I think any type of dominant only has the power their sub gives them
Even where - obviously consensual - being used, using forcefulness and selfishness etc happens, that’s only where the sub is gaining pleasure from that dynamic and giving that power
What possible joy is there if the sub isn’t also experiencing equivalent pleasure?
 
It is important to emphasize that dominance should not be confused with aggression or a desire for control. A dominant man is able to use his strength and authority in a positive and respectful way. Dangers almost always do not come from BDSM, but from partners who do not know what they are doing, who are only interested in their own fun and/or who do not care about the well-being of their partner
 
It is important to emphasize that dominance should not be confused with aggression or a desire for control. A dominant man is able to use his strength and authority in a positive and respectful way. Dangers almost always do not come from BDSM, but from partners who do not know what they are doing, who are only interested in their own fun and/or who do not care about the well-being of their partner
Absolutely, agreed
 
Sorry, but bullshit

At that point it ceases to be submission. If the dominant ignores agreed boundaries and consent, then it moves into assault and rape, not dominance and submission.

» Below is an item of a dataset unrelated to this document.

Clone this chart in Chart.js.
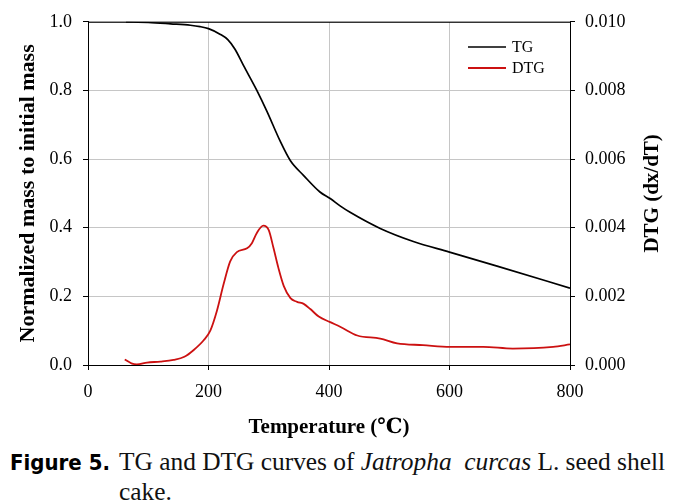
<!DOCTYPE html>
<html>
<head>
<meta charset="utf-8">
<script src="https://cdn.jsdelivr.net/npm/chart.js@4.4.1/dist/chart.umd.min.js"></script>
<style>
  body { margin: 0; background: #fff; width: 685px; height: 504px; position: relative; overflow: hidden; }
  #myChart { position: absolute; left: 0; top: 0; }
  .caption { position: absolute; left: 10px; top: 446px; display: flex; align-items: baseline; white-space: nowrap; }
  .caption .lbl { font-family: 'DejaVu Sans Condensed', 'DejaVu Sans', sans-serif; font-weight: bold; font-size: 22px; width: 109px; }
  .caption .txt { font-family: 'Liberation Serif', 'DejaVu Serif', serif; font-size: 25.4px; line-height: 30px; color: #111; }
</style>
</head>
<body>
<canvas id="myChart" width="685" height="440"></canvas>
<div class="caption">
  <span class="lbl">Figure 5.</span>
  <span class="txt">TG and DTG curves of <i>Jatropha</i>&nbsp; <i>curcas</i> L. seed shell<br>cake.</span>
</div>
<script>
// TG curve (normalized mass)
var tgTemp = [63, 100, 137, 170, 186, 200, 219, 232, 244, 258, 280, 297, 319, 336, 358, 385, 402, 419, 435, 485, 540, 600, 679, 800];
var tgMass = [1.000, 0.998, 0.994, 0.990, 0.986, 0.980, 0.964, 0.948, 0.920, 0.873, 0.801, 0.739, 0.652, 0.595, 0.552, 0.504, 0.485, 0.463, 0.445, 0.398, 0.360, 0.329, 0.288, 0.224];

// DTG curve (dx/dT)
var dtgTemp = [61, 72, 81, 98, 120, 142, 160, 175, 192, 203, 214, 225, 236, 247, 264, 272, 280, 291, 300, 308, 316, 325, 336, 347, 358, 369, 383, 402, 420, 447, 485, 513, 556, 601, 656, 705, 772, 800];
var dtgRate = [0.00016, 0.00005, 0.00002, 0.00007, 0.00010, 0.00015, 0.00024, 0.00043, 0.00072, 0.00100, 0.00158, 0.00235, 0.00302, 0.00329, 0.00340, 0.00355, 0.00384, 0.00406, 0.00393, 0.00340, 0.00283, 0.00230, 0.00195, 0.00184, 0.00178, 0.00163, 0.00141, 0.00125, 0.00110, 0.00086, 0.00077, 0.00063, 0.00058, 0.00053, 0.00053, 0.00048, 0.00053, 0.00060];

var xTicks = [0, 200, 400, 600, 800];

var serif = "'Liberation Serif', 'DejaVu Serif', serif";

function toPoints(xs, ys) {
    return xs.map(function(x, i) { return {x: x, y: ys[i]}; });
}

// top frame line, right axis title and the small legend
var extras = {
    id: 'extras',
    afterDraw: function(chart) {
        var ctx = chart.ctx;
        var area = chart.chartArea;
        ctx.save();
        ctx.strokeStyle = '#000';
        ctx.lineWidth = 1;
        ctx.beginPath();
        ctx.moveTo(area.left, area.top + 0.5);
        ctx.lineTo(area.right, area.top + 0.5);
        ctx.stroke();

        // right title, reading upwards
        ctx.translate(653, (area.top + area.bottom) / 2);
        ctx.rotate(-Math.PI / 2);
        ctx.fillStyle = '#000';
        ctx.font = 'bold 21px ' + serif;
        ctx.textAlign = 'center';
        ctx.textBaseline = 'middle';
        ctx.fillText('DTG (dx/dT)', 0, 0);
        ctx.restore();

        ctx.save();
        ctx.font = '16px ' + serif;
        ctx.textBaseline = 'middle';
        chart.data.datasets.forEach(function(ds, i) {
            var y = 47 + i * 21;
            ctx.strokeStyle = ds.borderColor;
            ctx.lineWidth = ds.borderWidth;
            ctx.beginPath();
            ctx.moveTo(468, y);
            ctx.lineTo(506, y);
            ctx.stroke();
            ctx.fillStyle = '#000';
            ctx.fillText(ds.label, 512, y + 1);
        });
        ctx.restore();
    }
};

var ctx = document.getElementById('myChart').getContext('2d');
var chart = new Chart(ctx, {
    type: 'line',
    data: {
        datasets: [{
            label: 'TG',
            data: toPoints(tgTemp, tgMass),
            borderColor: '#000000',
            borderWidth: 1.7,
            pointRadius: 0,
            cubicInterpolationMode: 'monotone',
            yAxisID: 'y'
        }, {
            label: 'DTG',
            data: toPoints(dtgTemp, dtgRate),
            borderColor: '#cc1111',
            borderWidth: 1.8,
            pointRadius: 0,
            cubicInterpolationMode: 'monotone',
            yAxisID: 'y1'
        }]
    },
    options: {
        responsive: false,
        animation: false,
        devicePixelRatio: 1,
        layout: { padding: { top: 17, left: 0, right: 0, bottom: 0 } },
        plugins: { legend: { display: false }, tooltip: { enabled: false } },
        scales: {
            x: {
                type: 'linear',
                min: 0,
                max: 800,
                afterBuildTicks: function(scale) {
                    scale.ticks = xTicks.map(function(v) { return {value: v}; });
                },
                afterFit: function(scale) { scale.height = 75; },
                ticks: { color: '#000', font: { family: serif, size: 18 }, padding: 11, maxRotation: 0 },
                grid: { color: '#c6c6c6', tickColor: '#000', tickLength: 5, lineWidth: 1 },
                border: { color: '#000', width: 1 },
                title: { display: true, text: 'Temperature (\u2103)', color: '#000', font: { family: serif, size: 21, weight: 'bold' }, padding: { top: 0, bottom: 0 } }
            },
            y: {
                position: 'left',
                min: 0,
                max: 1,
                afterFit: function(scale) { scale.width = 88; },
                ticks: { stepSize: 0.2, color: '#000', font: { family: serif, size: 18 }, padding: 11,
                    callback: function(v) { return v.toFixed(1); } },
                grid: { color: '#c6c6c6', tickColor: '#000', tickLength: 5, lineWidth: 1 },
                border: { color: '#000', width: 1 },
                title: { display: true, text: 'Normalized mass to initial mass', color: '#000', font: { family: serif, size: 22, weight: 'bold' }, padding: { top: 15, bottom: 0 } }
            },
            y1: {
                position: 'right',
                min: 0,
                max: 0.01,
                afterFit: function(scale) { scale.width = 115; },
                ticks: { stepSize: 0.002, color: '#000', font: { family: serif, size: 18 }, padding: 10,
                    callback: function(v) { return v.toFixed(3); } },
                grid: { drawOnChartArea: false, tickColor: '#000', tickLength: 5 },
                border: { color: '#000', width: 1 }
            }
        }
    },
    plugins: [extras]
});
</script>
</body>
</html>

Submission is a willing act where the submissive chooses to give themselves to their dominant, and it relies on trust because the relationship is deliberately engineered to make one party vulnerable.

Ignoring safe words, or taking what you want because you can is basic cuntishness.
Completely agree with this. If the only way a Dom can feel like they have power is through the medium of ignoring agreed boundaries and safe words then they aren't a Dom. They are an abuser who is using BDSM as a smokescreen to hide their true nature. There are a lot of those assclowns around who see BDSM as a golden ticket free pass to get away with sexual abuse.

The idea that subs have they true power in a BDSM relationship really bothers some people claiming to be Doms and it is a real red flag. Why should any sub trust or offer themselves to a Dom who has openly started that they would ignore all the boundaries and safety measures agreed in advance if they felt like it? BDSM is a partnership of trust and if you aren't willing to enter into that in good faith then BDSM isn't for you.
 
I spent my whole life not raping, but people on lit still see me as an asshole and not a gentleman 🤣🤣🤣🤣🤣🤣

I mean.. not saying that you are not a gentleman (you most definitely are!) 😉 - But:
When did not committing a criminal act become the standard for a gentleman?

Maybe my definition of "being a gentleman and having good manners" differ from others?